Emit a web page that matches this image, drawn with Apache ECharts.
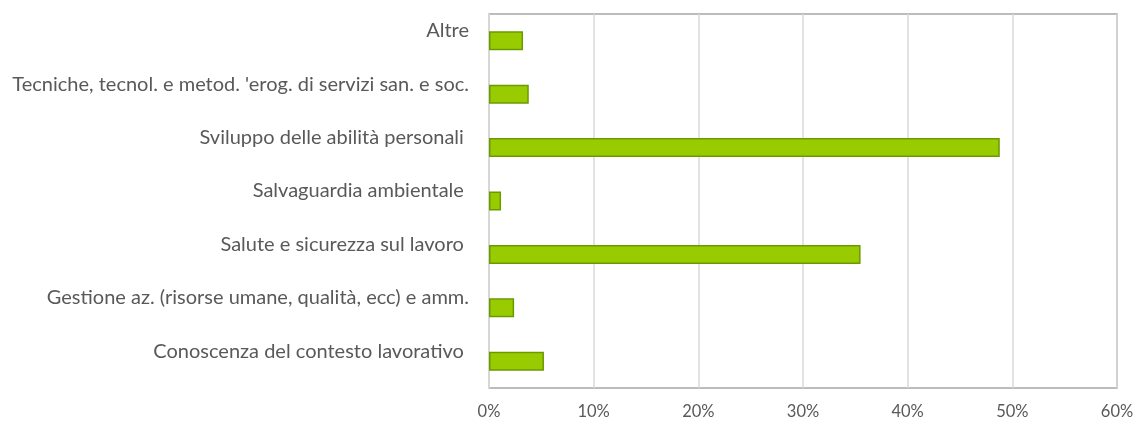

- - - -

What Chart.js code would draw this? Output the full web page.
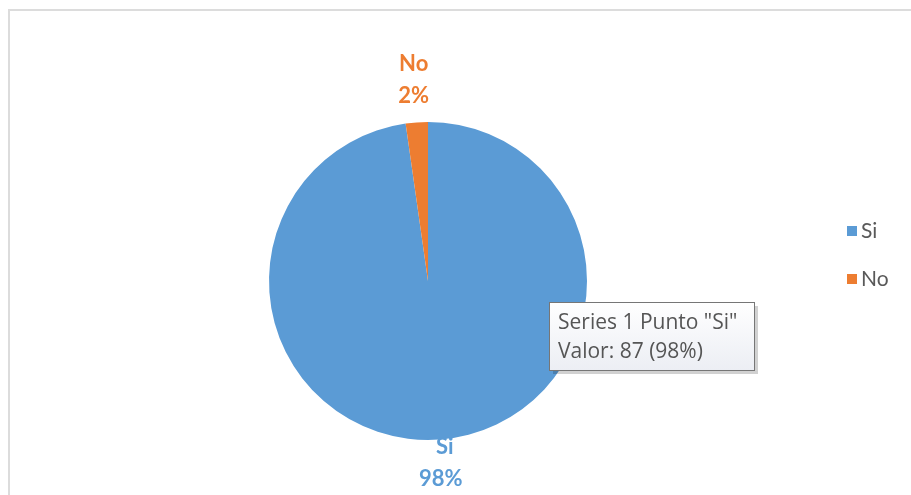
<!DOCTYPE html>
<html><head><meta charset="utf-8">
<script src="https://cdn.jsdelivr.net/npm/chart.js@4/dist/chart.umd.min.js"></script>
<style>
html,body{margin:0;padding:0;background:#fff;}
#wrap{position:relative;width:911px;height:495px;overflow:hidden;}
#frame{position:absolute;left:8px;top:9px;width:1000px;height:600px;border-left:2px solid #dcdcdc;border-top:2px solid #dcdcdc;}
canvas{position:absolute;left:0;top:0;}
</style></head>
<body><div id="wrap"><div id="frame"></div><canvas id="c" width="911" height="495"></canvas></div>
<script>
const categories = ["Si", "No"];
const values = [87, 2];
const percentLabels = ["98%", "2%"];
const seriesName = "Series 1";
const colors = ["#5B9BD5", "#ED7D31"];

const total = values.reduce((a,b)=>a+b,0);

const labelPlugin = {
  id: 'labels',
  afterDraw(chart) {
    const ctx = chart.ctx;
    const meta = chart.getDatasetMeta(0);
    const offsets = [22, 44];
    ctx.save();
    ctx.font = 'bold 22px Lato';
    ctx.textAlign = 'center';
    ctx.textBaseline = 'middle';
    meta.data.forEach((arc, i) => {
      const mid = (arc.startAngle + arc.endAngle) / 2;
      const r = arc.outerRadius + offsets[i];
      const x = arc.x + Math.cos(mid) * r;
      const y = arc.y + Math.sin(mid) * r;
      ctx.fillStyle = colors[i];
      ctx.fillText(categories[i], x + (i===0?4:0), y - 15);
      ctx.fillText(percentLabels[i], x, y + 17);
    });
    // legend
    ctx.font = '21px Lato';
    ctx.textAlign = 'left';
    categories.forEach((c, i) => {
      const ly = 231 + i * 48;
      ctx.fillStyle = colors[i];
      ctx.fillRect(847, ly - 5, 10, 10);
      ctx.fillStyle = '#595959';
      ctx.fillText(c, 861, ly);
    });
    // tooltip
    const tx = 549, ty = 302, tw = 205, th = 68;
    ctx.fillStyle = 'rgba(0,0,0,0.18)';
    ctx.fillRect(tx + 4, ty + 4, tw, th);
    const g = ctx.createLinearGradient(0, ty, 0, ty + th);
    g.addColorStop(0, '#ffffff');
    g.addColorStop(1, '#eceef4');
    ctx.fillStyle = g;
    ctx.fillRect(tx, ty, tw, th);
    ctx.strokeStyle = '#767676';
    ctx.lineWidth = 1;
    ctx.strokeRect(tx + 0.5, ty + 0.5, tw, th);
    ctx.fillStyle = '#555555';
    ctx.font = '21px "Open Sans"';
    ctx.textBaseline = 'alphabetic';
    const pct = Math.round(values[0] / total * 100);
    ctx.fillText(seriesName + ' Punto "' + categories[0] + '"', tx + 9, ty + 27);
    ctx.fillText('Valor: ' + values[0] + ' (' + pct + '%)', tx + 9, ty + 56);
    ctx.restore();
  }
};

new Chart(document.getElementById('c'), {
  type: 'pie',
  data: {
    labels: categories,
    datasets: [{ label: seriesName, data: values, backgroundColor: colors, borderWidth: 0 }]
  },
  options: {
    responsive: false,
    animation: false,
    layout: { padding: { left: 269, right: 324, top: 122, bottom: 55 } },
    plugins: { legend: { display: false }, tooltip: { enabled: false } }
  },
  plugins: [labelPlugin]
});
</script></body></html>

- - - -

> [Exercise description]
Only a number is wanted here: how many lines in the data above include the string "this"?

> [Task solution]
2